start
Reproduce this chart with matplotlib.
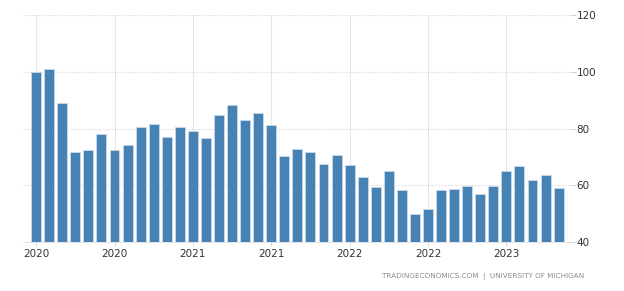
import matplotlib
matplotlib.use("Agg")
import matplotlib.pyplot as plt
import numpy as np

months = [f"{y}-{m:02d}" for y in range(2020, 2024) for m in range(1, 13)][:41]
values = [99.8, 101.0, 89.1, 71.8, 72.3, 78.1, 72.5, 74.1, 80.4, 81.8, 76.9, 80.7,
          79.0, 76.8, 84.9, 88.3, 82.9, 85.5, 81.2, 70.3, 72.8, 71.7, 67.4, 70.6,
          67.2, 62.8, 59.4, 65.2, 58.4, 50.0, 51.5, 58.2, 58.6, 59.9, 56.8, 59.7,
          64.9, 67.0, 62.0, 63.5, 59.2]
tick_labels = ["2020", "2020", "2021", "2021", "2022", "2022", "2023"]
tick_idx = [0, 6, 12, 18, 24, 30, 36]
y_ticks = [40, 60, 80, 100, 120]

fig = plt.figure(figsize=(6.24, 2.91), dpi=100)
ax = fig.add_axes([0.037, 0.168, 0.876, 0.78])
x = np.arange(len(values))
ax.bar(x, np.array(values) - 40, bottom=40, width=0.76, color="#4682B4",
       edgecolor="#c9d9ea", linewidth=0.6, zorder=3)
ax.set_xlim(-1.0, len(values) - 0.15)
ax.set_ylim(40, 120)
ax.set_yticks(y_ticks)
ax.yaxis.tick_right()
ax.set_xticks(tick_idx)
ax.set_xticklabels(tick_labels)
ax.tick_params(axis="y", length=4, width=0.6, color="#cccccc", labelsize=7.5,
               labelcolor="#333333", pad=1)
ax.tick_params(axis="x", length=3, width=0.6, color="#cccccc", labelsize=7.5,
               labelcolor="#333333", pad=2)
ax.grid(axis="y", color="#dddddd", linestyle=(0, (1, 1)), linewidth=0.8, zorder=0)
ax.grid(axis="x", color="#e6e6e6", linestyle="-", linewidth=0.8, zorder=0)
for s in ["top", "right", "left"]:
    ax.spines[s].set_visible(False)
ax.spines["bottom"].set_color("#dddddd")
ax.spines["bottom"].set_linewidth(0.6)
fig.text(0.937, 0.05, "TRADINGECONOMICS.COM  |  UNIVERSITY OF MICHIGAN",
         ha="right", va="center", fontsize=5.2, color="#8a8a8a")
fig.savefig("out.png", dpi=100)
end
Exercise description>
Pull out the lines above in which the word "matplotlib" appears.

Result of this exercise>
Reproduce this chart with matplotlib.
import matplotlib
matplotlib.use("Agg")
import matplotlib.pyplot as plt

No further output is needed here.